Write the lines out exactly as they stand, from the one containing "Emit a Python" through the one containing "ax2 = fig.add_axes([865.7", and only those. Omit pictures.

[STORED RECORDS]
* start *

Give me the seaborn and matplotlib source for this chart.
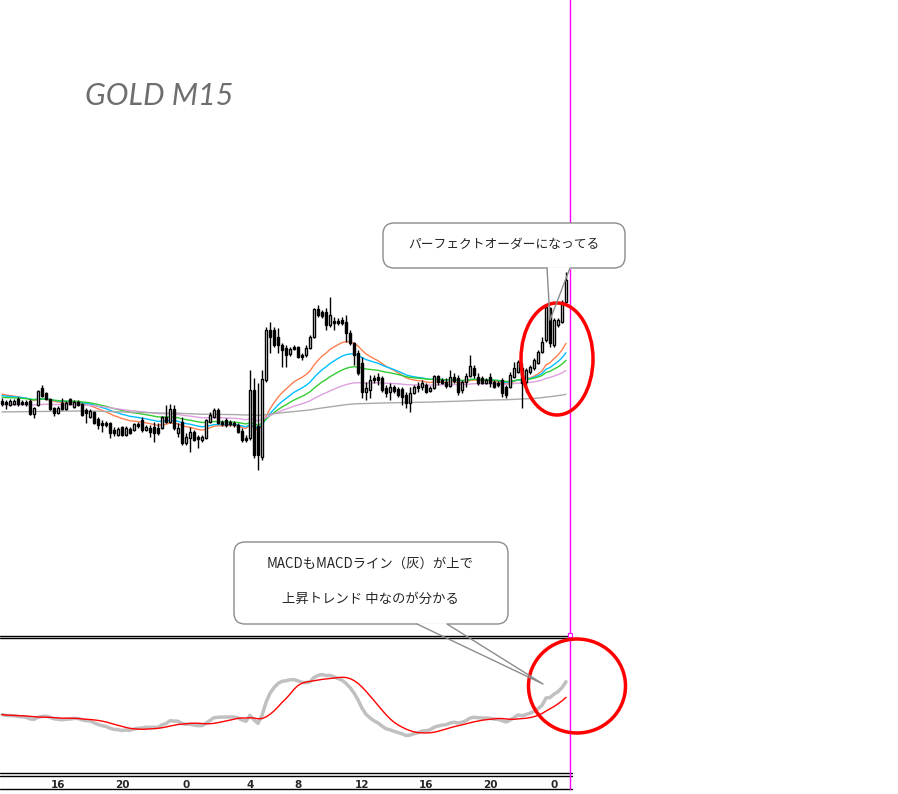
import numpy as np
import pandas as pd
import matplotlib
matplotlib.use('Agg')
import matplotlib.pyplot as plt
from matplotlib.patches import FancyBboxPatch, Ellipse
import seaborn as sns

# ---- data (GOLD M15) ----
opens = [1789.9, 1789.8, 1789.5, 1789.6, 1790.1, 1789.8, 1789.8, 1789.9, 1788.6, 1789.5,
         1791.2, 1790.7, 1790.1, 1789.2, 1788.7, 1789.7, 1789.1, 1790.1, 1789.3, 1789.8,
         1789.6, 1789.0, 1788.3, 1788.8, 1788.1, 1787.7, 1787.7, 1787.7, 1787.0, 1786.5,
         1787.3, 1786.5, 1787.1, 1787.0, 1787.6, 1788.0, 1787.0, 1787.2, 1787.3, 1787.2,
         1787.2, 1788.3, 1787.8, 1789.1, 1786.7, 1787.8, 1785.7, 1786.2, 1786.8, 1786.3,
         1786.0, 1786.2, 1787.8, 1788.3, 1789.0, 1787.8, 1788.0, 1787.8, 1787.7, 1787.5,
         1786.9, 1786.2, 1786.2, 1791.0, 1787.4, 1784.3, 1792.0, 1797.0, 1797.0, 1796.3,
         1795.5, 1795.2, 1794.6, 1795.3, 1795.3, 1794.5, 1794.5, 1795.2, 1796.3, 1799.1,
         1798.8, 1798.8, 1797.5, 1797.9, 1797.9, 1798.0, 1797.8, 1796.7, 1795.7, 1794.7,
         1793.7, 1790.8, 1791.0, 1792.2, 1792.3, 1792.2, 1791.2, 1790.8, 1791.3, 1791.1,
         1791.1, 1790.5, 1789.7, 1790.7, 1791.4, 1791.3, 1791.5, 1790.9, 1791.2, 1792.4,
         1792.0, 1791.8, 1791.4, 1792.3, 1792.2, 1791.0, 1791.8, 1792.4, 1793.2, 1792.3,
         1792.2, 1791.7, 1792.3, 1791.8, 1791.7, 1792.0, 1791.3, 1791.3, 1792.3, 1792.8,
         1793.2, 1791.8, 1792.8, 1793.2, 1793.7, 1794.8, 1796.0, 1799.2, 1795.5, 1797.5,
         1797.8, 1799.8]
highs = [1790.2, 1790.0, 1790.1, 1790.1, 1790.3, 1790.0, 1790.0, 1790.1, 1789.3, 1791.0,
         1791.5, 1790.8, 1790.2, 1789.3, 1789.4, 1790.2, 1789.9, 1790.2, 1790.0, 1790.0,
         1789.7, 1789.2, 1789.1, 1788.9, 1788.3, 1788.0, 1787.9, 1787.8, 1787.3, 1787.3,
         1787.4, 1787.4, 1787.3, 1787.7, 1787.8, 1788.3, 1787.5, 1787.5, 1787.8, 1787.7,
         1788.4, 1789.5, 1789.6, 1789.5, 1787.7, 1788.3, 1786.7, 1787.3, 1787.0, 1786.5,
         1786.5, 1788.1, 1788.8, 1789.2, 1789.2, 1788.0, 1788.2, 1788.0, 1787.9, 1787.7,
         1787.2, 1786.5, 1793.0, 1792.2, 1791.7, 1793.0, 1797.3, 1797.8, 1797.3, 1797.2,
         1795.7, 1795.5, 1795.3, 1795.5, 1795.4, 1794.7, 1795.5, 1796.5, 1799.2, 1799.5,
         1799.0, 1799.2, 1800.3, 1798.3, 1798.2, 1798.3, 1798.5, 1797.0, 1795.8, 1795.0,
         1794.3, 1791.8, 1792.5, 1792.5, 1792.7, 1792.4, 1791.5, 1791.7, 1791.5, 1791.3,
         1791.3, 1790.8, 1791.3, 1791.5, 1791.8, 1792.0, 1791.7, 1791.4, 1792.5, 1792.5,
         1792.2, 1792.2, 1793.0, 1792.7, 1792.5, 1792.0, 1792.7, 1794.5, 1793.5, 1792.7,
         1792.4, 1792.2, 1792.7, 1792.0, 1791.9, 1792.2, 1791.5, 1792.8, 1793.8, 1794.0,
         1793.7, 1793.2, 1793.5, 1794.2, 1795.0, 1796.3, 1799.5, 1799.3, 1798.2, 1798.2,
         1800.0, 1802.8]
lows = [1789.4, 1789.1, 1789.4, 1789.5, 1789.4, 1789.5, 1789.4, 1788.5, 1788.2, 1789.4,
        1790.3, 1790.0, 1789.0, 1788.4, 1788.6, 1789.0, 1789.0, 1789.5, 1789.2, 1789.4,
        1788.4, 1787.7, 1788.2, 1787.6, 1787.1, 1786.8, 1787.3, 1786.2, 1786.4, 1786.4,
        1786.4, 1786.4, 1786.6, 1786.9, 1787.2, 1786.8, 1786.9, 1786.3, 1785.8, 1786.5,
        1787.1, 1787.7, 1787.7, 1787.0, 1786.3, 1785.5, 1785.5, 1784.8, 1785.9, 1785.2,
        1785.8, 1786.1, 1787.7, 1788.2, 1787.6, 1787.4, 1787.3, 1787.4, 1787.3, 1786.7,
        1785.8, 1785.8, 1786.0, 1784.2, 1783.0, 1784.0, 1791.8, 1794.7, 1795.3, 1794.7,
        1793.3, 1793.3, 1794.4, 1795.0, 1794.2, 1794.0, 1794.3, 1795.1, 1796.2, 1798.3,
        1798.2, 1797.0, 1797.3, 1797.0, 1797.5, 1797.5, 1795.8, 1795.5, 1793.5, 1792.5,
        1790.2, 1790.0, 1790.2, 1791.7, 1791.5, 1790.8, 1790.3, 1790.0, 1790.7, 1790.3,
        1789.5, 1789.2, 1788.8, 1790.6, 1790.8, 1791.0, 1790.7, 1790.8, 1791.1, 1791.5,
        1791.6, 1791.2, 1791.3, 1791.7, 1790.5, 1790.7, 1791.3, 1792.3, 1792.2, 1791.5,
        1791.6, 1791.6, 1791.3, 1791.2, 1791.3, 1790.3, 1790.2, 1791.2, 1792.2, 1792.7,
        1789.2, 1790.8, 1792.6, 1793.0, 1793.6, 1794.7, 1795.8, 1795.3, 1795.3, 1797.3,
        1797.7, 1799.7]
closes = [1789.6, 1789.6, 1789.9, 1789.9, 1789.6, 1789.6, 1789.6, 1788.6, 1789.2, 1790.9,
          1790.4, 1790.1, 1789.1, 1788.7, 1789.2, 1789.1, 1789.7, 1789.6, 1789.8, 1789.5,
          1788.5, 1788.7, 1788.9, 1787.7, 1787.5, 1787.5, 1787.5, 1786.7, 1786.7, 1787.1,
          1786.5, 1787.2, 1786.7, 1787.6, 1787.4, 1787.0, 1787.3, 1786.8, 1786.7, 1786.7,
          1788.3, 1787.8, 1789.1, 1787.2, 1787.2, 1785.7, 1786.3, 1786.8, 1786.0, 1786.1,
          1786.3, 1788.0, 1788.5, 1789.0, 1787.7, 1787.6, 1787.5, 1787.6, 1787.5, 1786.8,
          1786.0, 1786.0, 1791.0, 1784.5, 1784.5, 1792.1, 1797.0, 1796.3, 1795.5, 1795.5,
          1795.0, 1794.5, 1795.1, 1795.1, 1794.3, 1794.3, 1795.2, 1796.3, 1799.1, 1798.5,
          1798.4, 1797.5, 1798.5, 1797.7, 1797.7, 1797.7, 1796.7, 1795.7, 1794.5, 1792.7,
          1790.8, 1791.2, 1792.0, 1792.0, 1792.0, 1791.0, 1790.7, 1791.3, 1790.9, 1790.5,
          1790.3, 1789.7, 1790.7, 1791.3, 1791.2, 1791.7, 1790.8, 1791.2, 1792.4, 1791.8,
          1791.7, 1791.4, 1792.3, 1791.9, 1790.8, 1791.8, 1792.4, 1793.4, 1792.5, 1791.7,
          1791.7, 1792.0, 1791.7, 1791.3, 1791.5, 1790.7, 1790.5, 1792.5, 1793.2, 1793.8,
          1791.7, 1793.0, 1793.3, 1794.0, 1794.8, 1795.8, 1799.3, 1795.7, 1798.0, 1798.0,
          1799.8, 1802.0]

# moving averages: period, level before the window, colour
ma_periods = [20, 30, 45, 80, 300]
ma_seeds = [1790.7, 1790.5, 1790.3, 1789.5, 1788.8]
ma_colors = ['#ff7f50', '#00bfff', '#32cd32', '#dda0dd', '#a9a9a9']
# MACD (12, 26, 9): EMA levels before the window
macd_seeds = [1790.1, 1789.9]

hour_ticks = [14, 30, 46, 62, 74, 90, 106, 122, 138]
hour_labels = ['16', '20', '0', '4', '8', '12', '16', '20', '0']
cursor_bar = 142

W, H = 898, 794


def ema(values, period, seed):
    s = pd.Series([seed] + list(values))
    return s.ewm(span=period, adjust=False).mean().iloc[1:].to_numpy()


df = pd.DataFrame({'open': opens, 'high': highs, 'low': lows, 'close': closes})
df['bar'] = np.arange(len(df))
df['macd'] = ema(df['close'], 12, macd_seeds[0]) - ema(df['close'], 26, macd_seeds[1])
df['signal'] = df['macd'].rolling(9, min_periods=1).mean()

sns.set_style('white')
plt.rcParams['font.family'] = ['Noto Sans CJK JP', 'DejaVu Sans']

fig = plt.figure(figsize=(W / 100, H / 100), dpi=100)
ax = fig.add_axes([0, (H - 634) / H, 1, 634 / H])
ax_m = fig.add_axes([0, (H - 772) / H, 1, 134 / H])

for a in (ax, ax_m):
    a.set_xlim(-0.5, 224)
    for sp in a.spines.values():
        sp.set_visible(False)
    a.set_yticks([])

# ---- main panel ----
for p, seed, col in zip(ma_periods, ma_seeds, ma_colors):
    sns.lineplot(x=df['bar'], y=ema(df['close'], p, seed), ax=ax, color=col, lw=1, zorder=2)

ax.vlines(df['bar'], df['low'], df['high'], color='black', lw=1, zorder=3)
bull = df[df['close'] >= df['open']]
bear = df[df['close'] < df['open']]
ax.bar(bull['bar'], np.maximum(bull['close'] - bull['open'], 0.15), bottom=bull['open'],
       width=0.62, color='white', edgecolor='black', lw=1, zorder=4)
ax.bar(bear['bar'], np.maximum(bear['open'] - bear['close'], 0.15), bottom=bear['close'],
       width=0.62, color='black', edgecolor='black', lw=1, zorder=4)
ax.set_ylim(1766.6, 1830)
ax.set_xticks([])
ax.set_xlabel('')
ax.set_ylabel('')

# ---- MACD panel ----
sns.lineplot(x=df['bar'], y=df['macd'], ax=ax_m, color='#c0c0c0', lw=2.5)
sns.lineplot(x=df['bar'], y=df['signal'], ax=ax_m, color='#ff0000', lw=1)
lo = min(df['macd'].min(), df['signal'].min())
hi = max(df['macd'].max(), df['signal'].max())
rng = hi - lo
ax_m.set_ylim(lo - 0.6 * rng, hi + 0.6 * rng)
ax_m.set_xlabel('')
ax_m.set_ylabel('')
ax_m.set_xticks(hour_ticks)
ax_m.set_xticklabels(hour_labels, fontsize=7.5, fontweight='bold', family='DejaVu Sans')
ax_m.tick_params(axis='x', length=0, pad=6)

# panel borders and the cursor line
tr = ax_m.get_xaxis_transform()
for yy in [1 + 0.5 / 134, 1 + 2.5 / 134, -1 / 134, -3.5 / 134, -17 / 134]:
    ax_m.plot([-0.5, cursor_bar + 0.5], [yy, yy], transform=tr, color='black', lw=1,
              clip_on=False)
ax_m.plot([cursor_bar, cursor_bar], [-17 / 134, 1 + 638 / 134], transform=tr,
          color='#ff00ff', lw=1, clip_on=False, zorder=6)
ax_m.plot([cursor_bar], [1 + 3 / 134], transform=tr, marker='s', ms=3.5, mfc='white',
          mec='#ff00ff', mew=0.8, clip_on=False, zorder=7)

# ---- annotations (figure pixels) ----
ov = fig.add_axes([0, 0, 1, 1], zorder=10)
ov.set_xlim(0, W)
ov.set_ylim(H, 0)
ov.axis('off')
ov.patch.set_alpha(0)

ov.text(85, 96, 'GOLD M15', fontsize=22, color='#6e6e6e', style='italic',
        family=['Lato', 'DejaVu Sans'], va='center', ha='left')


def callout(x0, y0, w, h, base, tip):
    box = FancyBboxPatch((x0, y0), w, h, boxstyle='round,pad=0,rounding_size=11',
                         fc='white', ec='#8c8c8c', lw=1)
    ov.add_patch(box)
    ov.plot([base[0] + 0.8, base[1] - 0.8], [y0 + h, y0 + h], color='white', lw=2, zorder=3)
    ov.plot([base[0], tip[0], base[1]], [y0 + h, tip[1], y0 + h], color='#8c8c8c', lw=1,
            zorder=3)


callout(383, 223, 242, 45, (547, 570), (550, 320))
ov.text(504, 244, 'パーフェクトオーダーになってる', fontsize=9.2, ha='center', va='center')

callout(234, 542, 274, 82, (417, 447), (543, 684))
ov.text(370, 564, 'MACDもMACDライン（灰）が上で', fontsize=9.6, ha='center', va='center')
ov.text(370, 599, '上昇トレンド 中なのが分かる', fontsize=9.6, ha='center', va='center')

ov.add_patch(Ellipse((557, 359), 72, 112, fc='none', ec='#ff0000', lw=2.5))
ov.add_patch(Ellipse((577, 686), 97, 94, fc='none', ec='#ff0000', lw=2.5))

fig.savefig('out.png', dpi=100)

* end *
* start *

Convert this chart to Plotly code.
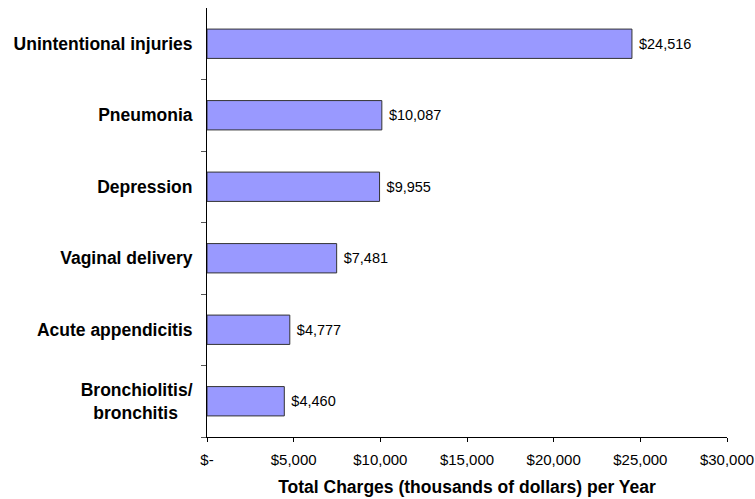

* end *
* start *

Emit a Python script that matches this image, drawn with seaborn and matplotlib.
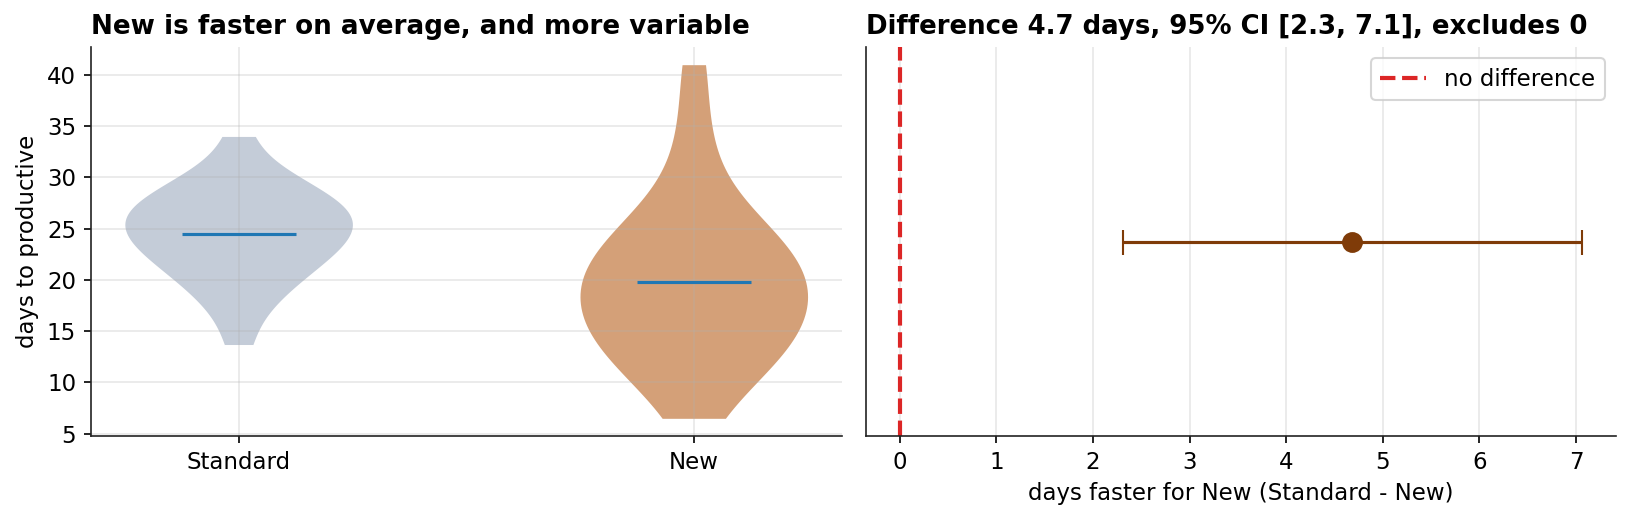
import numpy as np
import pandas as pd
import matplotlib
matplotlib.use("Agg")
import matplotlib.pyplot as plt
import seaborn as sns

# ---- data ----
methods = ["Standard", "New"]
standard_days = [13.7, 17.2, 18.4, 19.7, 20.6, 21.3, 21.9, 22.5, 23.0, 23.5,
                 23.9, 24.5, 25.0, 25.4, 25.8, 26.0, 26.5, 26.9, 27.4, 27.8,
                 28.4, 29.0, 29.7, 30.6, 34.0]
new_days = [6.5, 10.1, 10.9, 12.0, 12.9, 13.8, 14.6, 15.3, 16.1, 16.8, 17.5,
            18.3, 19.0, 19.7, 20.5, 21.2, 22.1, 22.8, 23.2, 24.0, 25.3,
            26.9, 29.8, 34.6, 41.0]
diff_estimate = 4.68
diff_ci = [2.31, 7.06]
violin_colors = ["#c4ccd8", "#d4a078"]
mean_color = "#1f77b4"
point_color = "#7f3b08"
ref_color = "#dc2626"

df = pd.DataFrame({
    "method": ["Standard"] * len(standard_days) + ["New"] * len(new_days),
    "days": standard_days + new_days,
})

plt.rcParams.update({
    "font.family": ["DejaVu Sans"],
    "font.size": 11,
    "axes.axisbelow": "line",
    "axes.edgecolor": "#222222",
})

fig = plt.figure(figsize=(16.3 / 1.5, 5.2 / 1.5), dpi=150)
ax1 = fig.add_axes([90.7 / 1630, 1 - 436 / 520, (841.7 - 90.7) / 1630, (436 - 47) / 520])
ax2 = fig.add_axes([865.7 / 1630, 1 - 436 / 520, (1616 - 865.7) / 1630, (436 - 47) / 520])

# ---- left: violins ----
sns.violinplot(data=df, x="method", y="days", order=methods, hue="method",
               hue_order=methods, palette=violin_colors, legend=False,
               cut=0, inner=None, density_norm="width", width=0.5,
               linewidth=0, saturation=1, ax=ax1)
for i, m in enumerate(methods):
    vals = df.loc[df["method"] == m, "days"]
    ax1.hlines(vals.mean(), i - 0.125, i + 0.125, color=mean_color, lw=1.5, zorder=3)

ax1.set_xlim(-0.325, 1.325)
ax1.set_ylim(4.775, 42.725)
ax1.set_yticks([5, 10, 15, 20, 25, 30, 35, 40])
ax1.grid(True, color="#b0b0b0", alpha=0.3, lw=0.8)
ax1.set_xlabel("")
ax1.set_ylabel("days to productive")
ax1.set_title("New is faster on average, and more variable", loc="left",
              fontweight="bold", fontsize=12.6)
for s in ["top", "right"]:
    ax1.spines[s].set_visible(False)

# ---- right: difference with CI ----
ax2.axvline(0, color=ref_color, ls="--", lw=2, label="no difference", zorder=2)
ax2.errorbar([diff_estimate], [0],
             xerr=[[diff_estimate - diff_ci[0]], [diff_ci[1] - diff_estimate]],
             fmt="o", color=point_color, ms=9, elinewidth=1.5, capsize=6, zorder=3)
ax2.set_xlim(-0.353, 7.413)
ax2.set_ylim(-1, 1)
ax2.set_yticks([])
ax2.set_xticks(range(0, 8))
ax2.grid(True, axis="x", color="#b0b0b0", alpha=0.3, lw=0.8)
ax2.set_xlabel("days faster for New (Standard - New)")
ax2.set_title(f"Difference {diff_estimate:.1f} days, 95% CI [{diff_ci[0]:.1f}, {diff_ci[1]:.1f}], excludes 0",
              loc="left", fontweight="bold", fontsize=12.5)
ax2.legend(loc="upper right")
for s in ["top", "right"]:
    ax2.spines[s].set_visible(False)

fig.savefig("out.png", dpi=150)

* end *

[OUTPUT FOR THIS EXERCISE]
Emit a Python script that matches this image, drawn with seaborn and matplotlib.
import numpy as np
import pandas as pd
import matplotlib
matplotlib.use("Agg")
import matplotlib.pyplot as plt
import seaborn as sns

# ---- data ----
methods = ["Standard", "New"]
standard_days = [13.7, 17.2, 18.4, 19.7, 20.6, 21.3, 21.9, 22.5, 23.0, 23.5,
                 23.9, 24.5, 25.0, 25.4, 25.8, 26.0, 26.5, 26.9, 27.4, 27.8,
                 28.4, 29.0, 29.7, 30.6, 34.0]
new_days = [6.5, 10.1, 10.9, 12.0, 12.9, 13.8, 14.6, 15.3, 16.1, 16.8, 17.5,
            18.3, 19.0, 19.7, 20.5, 21.2, 22.1, 22.8, 23.2, 24.0, 25.3,
            26.9, 29.8, 34.6, 41.0]
diff_estimate = 4.68
diff_ci = [2.31, 7.06]
violin_colors = ["#c4ccd8", "#d4a078"]
mean_color = "#1f77b4"
point_color = "#7f3b08"
ref_color = "#dc2626"

df = pd.DataFrame({
    "method": ["Standard"] * len(standard_days) + ["New"] * len(new_days),
    "days": standard_days + new_days,
})

plt.rcParams.update({
    "font.family": ["DejaVu Sans"],
    "font.size": 11,
    "axes.axisbelow": "line",
    "axes.edgecolor": "#222222",
})

fig = plt.figure(figsize=(16.3 / 1.5, 5.2 / 1.5), dpi=150)
ax1 = fig.add_axes([90.7 / 1630, 1 - 436 / 520, (841.7 - 90.7) / 1630, (436 - 47) / 520])
ax2 = fig.add_axes([865.7 / 1630, 1 - 436 / 520, (1616 - 865.7) / 1630, (436 - 47) / 520])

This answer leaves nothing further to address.